Directions for this task: Your output is the lines from the first one to the one containing "freq = np.round(np.arange(0, 12.0001, 0.05), 2)", repeated exactly, with images left out.

Collection entries
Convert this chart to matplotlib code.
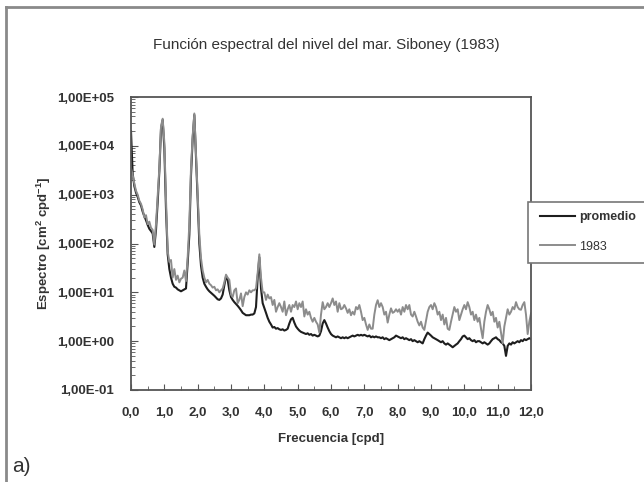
import matplotlib
matplotlib.use('Agg')
import matplotlib.pyplot as plt
import numpy as np
from matplotlib.lines import Line2D
from matplotlib.patches import Rectangle
from matplotlib.ticker import FuncFormatter, MultipleLocator, LogLocator, NullFormatter

# frequency grid [cpd], 0.05 step
freq = np.round(np.arange(0, 12.0001, 0.05), 2)

# "promedio" spectrum, one row per 0.5 cpd
promedio = [
    20000, 2700, 1500, 1100, 900, 700, 600, 450, 360, 300,
    240, 200, 180, 160, 85, 190, 700, 3000, 22000, 34000,
    9000, 500, 60, 30, 20, 15, 13, 12.5, 11.5, 11,
    10.5, 11, 11.5, 12, 40, 150, 2500, 14000, 43000, 6000,
    800, 100, 35, 20, 15, 13, 11.5, 10.5, 9.8, 9.2,
    8.5, 7.8, 7.2, 7.0, 7.5, 9, 14, 21, 18, 11,
    8, 7, 6.3, 5.8, 5.3, 4.8, 4.3, 3.8, 3.6, 3.4,
    3.4, 3.4, 3.5, 3.5, 3.7, 5, 20, 52, 12, 6,
    4.8, 3.8, 3.0, 2.5, 2.2, 1.9, 1.95, 1.8, 1.85, 1.75,
    1.7, 1.75, 1.65, 1.7, 1.8, 2.3, 2.8, 3.0, 2.4, 2.0,
    1.8, 1.65, 1.55, 1.5, 1.45, 1.4, 1.45, 1.35, 1.4, 1.3,
    1.35, 1.3, 1.25, 1.3, 1.6, 2.3, 2.7, 2.3, 1.9, 1.6,
    1.4, 1.3, 1.25, 1.2, 1.25, 1.2, 1.15, 1.2, 1.15, 1.2,
    1.15, 1.2, 1.25, 1.3, 1.25, 1.3, 1.35, 1.3, 1.35, 1.3,
    1.35, 1.3, 1.25, 1.3, 1.2, 1.25, 1.2, 1.25, 1.2, 1.2,
    1.15, 1.2, 1.1, 1.15, 1.1, 1.05, 1.1, 1.15, 1.2, 1.3,
    1.25, 1.2, 1.15, 1.2, 1.1, 1.15, 1.1, 1.05, 1.1, 1.0,
    1.05, 1.0, 0.95, 1.0, 0.95, 0.9, 1.1, 1.3, 1.5, 1.4,
    1.3, 1.2, 1.15, 1.1, 1.05, 1.0, 0.95, 1.0, 0.9, 0.85,
    0.9, 0.85, 0.8, 0.75, 0.8, 0.85, 0.9, 1.0, 1.1, 1.25,
    1.3, 1.2, 1.1, 1.15, 1.05, 1.0, 1.05, 0.95, 1.0, 1.0,
    0.95, 0.9, 0.95, 0.9, 0.85, 0.9, 1.0, 1.1, 1.15, 1.2,
    1.1, 1.05, 0.95, 0.9, 0.8, 0.5, 0.8, 0.9, 0.85, 0.95,
    0.9, 0.95, 1.0, 0.95, 1.05, 1.0, 1.1, 1.05, 1.1, 1.15,
    1.1,
]

# 1983 spectrum
s1983 = [
    3500, 2500, 1700, 1200, 1000, 750, 650, 500, 340, 380,
    250, 280, 210, 190, 95, 250, 900, 3500, 25000, 36000,
    12000, 800, 70, 42, 46, 20, 30, 18, 22, 16,
    19, 20, 28, 17, 52, 250, 3500, 16000, 46000, 7000,
    1200, 150, 50, 28, 20, 16, 18, 15, 14, 12.5,
    13, 11, 11.5, 10, 11, 12, 16, 23, 20, 18,
    9, 8, 11, 12, 6, 7, 9.5, 5.2, 8, 10,
    9, 11, 10, 11, 11, 12, 25, 60, 20, 10,
    10, 7, 9, 7.5, 8, 5.5, 7, 4, 5, 6,
    5, 4, 6.5, 3.4, 4.5, 5.5, 4, 5.5, 5, 6.5,
    4.5, 6, 5, 6.5, 3.2, 4.5, 3.5, 4, 3, 2.5,
    3, 2.5, 2.2, 1.5, 3.5, 6.3, 4.5, 5, 6, 5,
    6, 7.5, 5.5, 6.5, 4, 6, 4.5, 4.7, 5.5, 4.7,
    3.8, 4.5, 3.4, 4, 3.5, 5, 4.5, 5.5, 4, 2.7,
    3, 2.2, 1.7, 2.2, 1.8, 1.8, 3.5, 5.5, 6.9, 5,
    6, 5, 3.5, 4, 2.4, 3.5, 4.7, 3.8, 4, 4.5,
    4, 4.5, 3.5, 5, 4, 5.5, 4.5, 5.5, 3.5, 3.2,
    4, 3.2, 2.5, 2.1, 2.5, 1.9, 1.7, 2.6, 4, 5,
    5.5, 4.5, 6, 5, 3.5, 4, 2.7, 3.5, 2.2, 3,
    1.8, 1.7, 2.5, 3.5, 5, 4, 4.5, 2.7, 3.5, 4.5,
    5.5, 4.5, 6.3, 5, 3.5, 4, 2.7, 3.5, 2.5, 3,
    1.8, 1.15, 2.5, 4, 5.5, 4.5, 3.4, 4, 2.5, 3,
    1.9, 2.5, 1.5, 0.9, 2, 3, 4.5, 3.5, 4, 5,
    4.5, 6.3, 5, 4.5, 4.4, 5.5, 6.3, 3.5, 1.4, 2.5,
    3.7,
]

labels = ['promedio', '1983']
xticks = np.arange(0, 13, 1)

plt.rcParams['font.family'] = ['Liberation Sans', 'DejaVu Sans']
plt.rcParams['mathtext.fontset'] = 'custom'
plt.rcParams['mathtext.rm'] = 'Liberation Sans:bold'

W, H = 644, 482
fig = plt.figure(figsize=(W / 100, H / 100), dpi=100)
ax = fig.add_axes([131 / W, 1 - 390 / H, 400 / W, 293 / H])

txt = '#333333'
ax.plot(freq, promedio, color='#1e1e1e', lw=1.5, label=labels[0])
ax.plot(freq, s1983, color='#8c8c8c', lw=1.4, label=labels[1])

ax.set_yscale('log')
ax.set_xlim(0, 12)
ax.set_ylim(0.1, 1e5)
ax.set_xticks(xticks)
ax.xaxis.set_minor_locator(MultipleLocator(0.5))
ax.xaxis.set_major_formatter(FuncFormatter(lambda v, p: f'{v:.1f}'.replace('.', ',')))
ax.yaxis.set_major_locator(LogLocator(base=10, numticks=10))
ax.yaxis.set_minor_locator(LogLocator(base=10, subs=np.arange(2, 10), numticks=20))
ax.yaxis.set_minor_formatter(NullFormatter())
ax.yaxis.set_major_formatter(FuncFormatter(lambda v, p: f'{v:.2E}'.replace('.', ',')))

for s in ax.spines.values():
    s.set_color('#555555')
    s.set_linewidth(1.3)
ax.tick_params(axis='both', which='both', direction='in', colors='#555555', labelcolor=txt)
ax.tick_params(axis='x', which='major', length=4, pad=12, labelsize=9.5)
ax.tick_params(axis='x', which='minor', length=3)
ax.tick_params(axis='y', which='major', length=5, pad=12, labelsize=9.5)
ax.tick_params(axis='y', which='minor', length=3, width=0.6)
for lab in ax.get_xticklabels() + ax.get_yticklabels():
    lab.set_fontweight('bold')

ax.set_xlabel('Frecuencia [cpd]', fontsize=9.5, fontweight='bold', color=txt, labelpad=10)
ax.set_ylabel('Espectro [cm$^{2}$ cpd$^{-1}$]', fontsize=9.5, fontweight='bold', color=txt, labelpad=3)
fig.text(326 / W, 1 - 45 / H, 'Función espectral del nivel del mar. Siboney (1983)',
         ha='center', va='center', fontsize=11, color=txt)

# outer chart frame
fig.add_artist(Line2D([6 / W, 6 / W], [0, 1 - 7 / H], color='#8a8a8a', lw=2))
fig.add_artist(Line2D([6 / W, 1], [1 - 7 / H, 1 - 7 / H], color='#8a8a8a', lw=2))

# legend box running off the right edge
fig.add_artist(Rectangle((528 / W, 1 - 263 / H), 0.3, 61 / H, transform=fig.transFigure,
                         facecolor='white', edgecolor='#777777', lw=1.2, zorder=3))
h, l = ax.get_legend_handles_labels()
leg = fig.legend(h, l, loc='center left', bbox_to_anchor=(529 / W, 1 - 232 / H),
                 frameon=False, fontsize=9, handlelength=2.8, handletextpad=0.3,
                 labelspacing=1.4)
leg.set_zorder(4)
for t in leg.get_texts():
    t.set_color(txt)
leg.get_texts()[0].set_fontweight('bold')

fig.text(12 / W, 1 - 466 / H, 'a)', fontsize=15, color='#333333', va='center', ha='left')

fig.savefig('out.png', dpi=100)
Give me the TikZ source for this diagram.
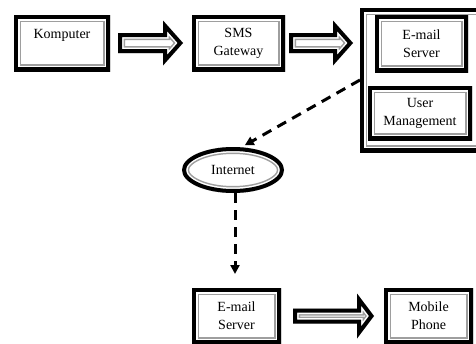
\documentclass[tikz,border=0pt]{standalone}
\usepackage{fontspec}
\setmainfont{Liberation Serif}
\usetikzlibrary{calc,arrows.meta,shapes.geometric}
\definecolor{framegray}{gray}{0.62}
\newcommand\tframe[1]{\begin{scope}\clip #1; \draw[framegray, line width=14pt] #1; \draw[white, line width=11pt] #1; \draw[black, line width=8pt] #1;\end{scope}}
\newcommand\rectframe[1]{\tframe{(#1.north west) rectangle (#1.south east)}}
% from, to, gap from, gap to, shaft half, head half, head length
\newcommand\blockarrow[7]{\tframe{let \p1=($(#1.east)+(#3,0)$), \p2=($(#2.west)-(#4,0)$) in
  (\x1,\y1+#5pt) -- (\x2-#7pt,\y1+#5pt) -- (\x2-#7pt,\y1+#6pt) -- (\x2,\y1) --
  (\x2-#7pt,\y1-#6pt) -- (\x2-#7pt,\y1-#5pt) -- (\x1,\y1-#5pt) -- cycle}}
\tikzset{
  box/.style={rectangle, inner sep=0pt, outer sep=0pt, align=center,
    font=\fontsize{14}{18}\selectfont},
  conn/.style={line width=3pt, dash pattern=on 10pt off 7pt,
    -{Triangle[length=9pt,width=9pt]}},
}
\begin{document}
\begin{tikzpicture}[x=1pt,y=-1pt,line join=miter]
\useasboundingbox (0,0) rectangle (476,343);
\fill[white] (0,0) rectangle (476,343);
\clip (0,0) rectangle (476,343);

\node[box, minimum width=96pt, minimum height=56pt] (komp) at (62,43) {Komputer\\\mbox{}};
\node[box, minimum width=93pt, minimum height=56pt] (sms) at (238.5,43) {SMS\\Gateway};
\node[box, minimum width=170pt, minimum height=144pt] (grp) at (445,80) {};
\node[box, minimum width=93pt, minimum height=57pt] (mail1) at (421.5,43.5) {E-mail\\Server};
\node[box, minimum width=104pt, minimum height=54pt] (user) at (420,113) {User\\Management};
\node[box, ellipse, minimum width=102pt, minimum height=46pt] (inet) at (233,170) {Internet};
\node[box, minimum width=89pt, minimum height=56pt] (mail2) at (236.5,316) {E-mail\\Server};
\node[box, minimum width=89pt, minimum height=56pt] (mobile) at (428.5,316) {Mobile\\Phone};

\rectframe{komp}
\rectframe{sms}
\rectframe{grp}
\rectframe{mail1}
\rectframe{user}
\tframe{(inet.center) ellipse [x radius=51pt, y radius=23pt]}
\rectframe{mail2}
\rectframe{mobile}

\blockarrow{komp}{sms}{8}{9}{10}{22.5}{20}
\blockarrow{sms}{grp}{4}{7}{10}{22.5}{20}
\blockarrow{mail2}{mobile}{12}{10}{7.5}{22.5}{17}

\draw[conn, shorten >=4pt] (grp.west) -- (inet.70);
\draw[conn, shorten >=14pt] ($(inet.south)+(2,0)$) -- ($(inet.south |- mail2.north)+(2,0)$);
\end{tikzpicture}
\end{document}
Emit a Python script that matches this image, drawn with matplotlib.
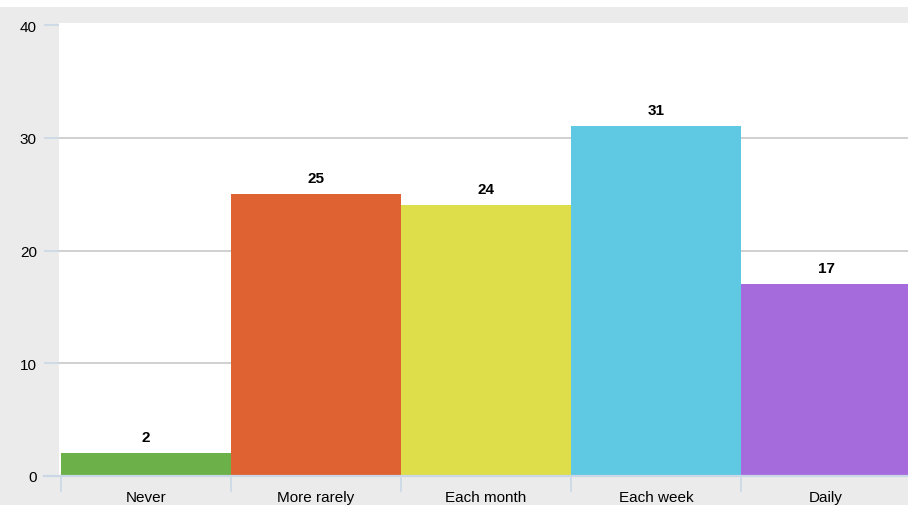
import matplotlib.pyplot as plt
from matplotlib.patches import Rectangle

# Survey answers: how often
categories = ["Never", "More rarely", "Each month", "Each week", "Daily"]
counts = [2, 25, 24, 31, 17]
bar_colors = ["#6bb048", "#df6233", "#dede4a", "#5fc8e3", "#a56bdd"]
y_ticks = [0, 10, 20, 30, 40]

W, H = 908, 506
fig = plt.figure(figsize=(W / 100, H / 100), dpi=100)
fig.patch.set_facecolor("#ebebeb")
# white strip along the top edge
fig.add_artist(Rectangle((0, 1 - 8 / H), 1, 8 / H, transform=fig.transFigure,
                         facecolor="white", edgecolor="none"))

left, right, top, bottom = 59, 908, 24, 477
ax = fig.add_axes([left / W, 1 - bottom / H, (right - left) / W, (bottom - top) / H])
ax.set_facecolor("white")

x = list(range(len(categories)))
ax.bar(x, counts, width=1.0, color=bar_colors, edgecolor="none", zorder=2)

for xi, v in zip(x, counts):
    ax.annotate(str(v), (xi, v), xytext=(0, 6.5), textcoords="offset points",
                ha="center", va="bottom", fontsize=11, fontweight="bold",
                family="Liberation Sans", zorder=3)

ax.set_xlim(-0.512, 4.482)
ax.set_ylim(0, 40.18)

for s in ax.spines.values():
    s.set_visible(False)

# horizontal grid
for t in y_ticks[1:-1]:
    ax.axhline(t, color="#c8c8c8", lw=1.2, zorder=1)

# y tick marks and labels
ax.set_yticks(y_ticks)
ax.set_yticklabels([str(t) for t in y_ticks], fontsize=11, family="Liberation Sans")
ax.tick_params(axis="y", length=11, width=1.2, color="#c9d7e6", pad=5)

# category labels
ax.set_xticks(x)
ax.set_xticklabels(categories, fontsize=11, family="Liberation Sans")
ax.tick_params(axis="x", length=0, pad=10)

# bottom axis line and separators between categories
ax.plot([-0.6, 4.482], [0, 0], color="#c9d7e6", lw=1.6, clip_on=False, zorder=4)
for b in [-0.5, 0.5, 1.5, 2.5, 3.5]:
    ax.plot([b, b], [-0.15, -1.3], color="#c9d7e6", lw=1.2, clip_on=False, zorder=4)

fig.savefig("out.png", dpi=100, facecolor=fig.get_facecolor())
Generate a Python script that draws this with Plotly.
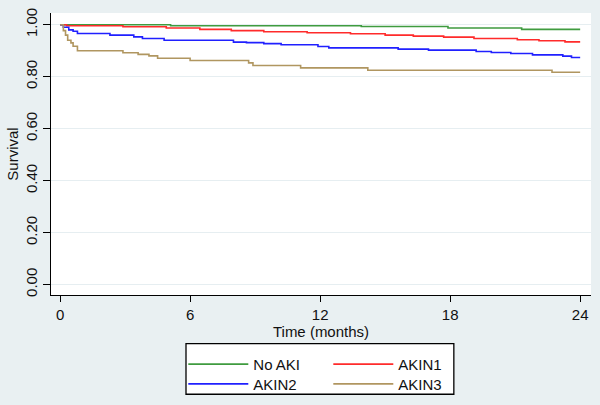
import plotly.graph_objects as go

# Kaplan-Meier step data (time in months, survival)
noaki_t = [0, 5.1, 13.9, 17.9, 21.3, 24]
noaki_s = [1.000, 0.996, 0.993, 0.987, 0.982, 0.982]

akin1_t = [0, 0.3, 2.9, 4.9, 6.45, 7.9, 9.4, 11.4, 13.4, 15.0, 16.3, 17.7, 19.1, 21.1, 22.1, 23.3, 24]
akin1_s = [1.000, 0.996, 0.992, 0.987, 0.982, 0.977, 0.973, 0.969, 0.965, 0.960, 0.956, 0.952, 0.947, 0.942, 0.938, 0.934, 0.934]

akin2_t = [0, 0.15, 0.4, 0.6, 0.8, 2.3, 3.4, 3.8, 4.8, 8.0, 8.6, 9.4, 10.2, 11.9, 12.4, 15.6, 17.0, 19.2, 19.9, 20.8, 21.8, 23.2, 23.6, 24]
akin2_s = [1.000, 0.990, 0.980, 0.975, 0.966, 0.960, 0.953, 0.947, 0.940, 0.933, 0.931, 0.927, 0.923, 0.916, 0.911, 0.906, 0.902, 0.897, 0.893, 0.889, 0.884, 0.879, 0.874, 0.874]

akin3_t = [0, 0.15, 0.25, 0.35, 0.5, 0.6, 0.8, 2.9, 3.6, 4.1, 4.5, 6.0, 8.7, 8.9, 11.1, 14.2, 22.7, 24]
akin3_s = [1.000, 0.977, 0.960, 0.940, 0.930, 0.917, 0.900, 0.892, 0.886, 0.880, 0.871, 0.862, 0.853, 0.843, 0.834, 0.825, 0.817, 0.817]

x_ticks = [0, 6, 12, 18, 24]
y_ticks = [0, 0.2, 0.4, 0.6, 0.8, 1.0]
y_ticklabels = ["0.00", "0.20", "0.40", "0.60", "0.80", "1.00"]

series = [
    ("No AKI", noaki_t, noaki_s, "#3f9b3f", "legend"),
    ("AKIN1", akin1_t, akin1_s, "#ff2b2b", "legend"),
    ("AKIN2", akin2_t, akin2_s, "#2020ff", "legend2"),
    ("AKIN3", akin3_t, akin3_s, "#b09660", "legend2"),
]

fig = go.Figure()
for name, t, s, col, lg in series:
    fig.add_trace(go.Scatter(x=t, y=s, mode="lines", name=name,
                             line=dict(color=col, width=1.6, shape="hv"),
                             legend=lg))

bg = "#e9f0f2"
font = dict(family="Liberation Sans, Arial, sans-serif", size=14, color="#111111")

legend_common = dict(orientation="h", x=0.245, xanchor="left", yanchor="middle",
                     bgcolor="rgba(0,0,0,0)", entrywidth=70, entrywidthmode="pixels",
                     itemwidth=60, font=dict(size=15), traceorder="normal",
                     tracegroupgap=0)

fig.update_layout(
    width=600, height=405,
    margin=dict(l=51, r=9, t=13, b=110, autoexpand=False),
    paper_bgcolor=bg, plot_bgcolor="white",
    font=font,
    xaxis=dict(range=[-0.42, 24.5], tickvals=x_ticks, ticktext=[str(v) for v in x_ticks],
               automargin=False,
               showgrid=False, zeroline=False, showline=True, linecolor="black", linewidth=1.3,
               ticks="outside", ticklen=6, tickcolor="black", tickfont=dict(size=15),
               title=dict(text="Time (months)", standoff=0, font=dict(size=15))),
    yaxis=dict(range=[-0.04, 1.045], tickvals=y_ticks, ticktext=y_ticklabels, tickangle=-90,
               automargin=False,
               showgrid=True, gridcolor="#e6eef1", gridwidth=1, zeroline=False,
               showline=True, linecolor="black", linewidth=1.3,
               ticks="outside", ticklen=7, tickcolor="black", tickfont=dict(size=15),
               title=dict(text="Survival", standoff=0, font=dict(size=15))),
    legend=dict(legend_common, y=-0.246),
    legend2=dict(legend_common, y=-0.316),
    shapes=[dict(type="rect", xref="paper", yref="paper",
                 x0=0.25, x1=0.746, y0=-0.352, y1=-0.1725,
                 line=dict(color="black", width=1.3), fillcolor="white", layer="below")],
)

fig.write_html("out.html", config={"displayModeBar": False},
               post_script="document.body.style.margin='0';document.body.style.background='%s';" % bg)
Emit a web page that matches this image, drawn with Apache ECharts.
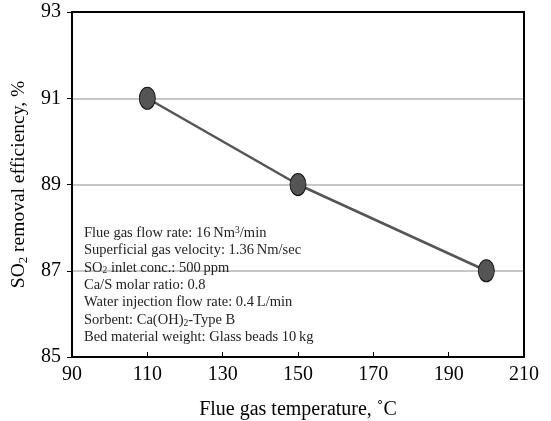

Exercise response:
Convert this chart to matplotlib code.
import matplotlib
matplotlib.use('Agg')
import matplotlib.pyplot as plt
import numpy as np
from matplotlib.lines import Line2D
from matplotlib.patches import Rectangle
from matplotlib.ticker import FuncFormatter, MultipleLocator, LogLocator, NullFormatter

# frequency grid [cpd], 0.05 step
freq = np.round(np.arange(0, 12.0001, 0.05), 2)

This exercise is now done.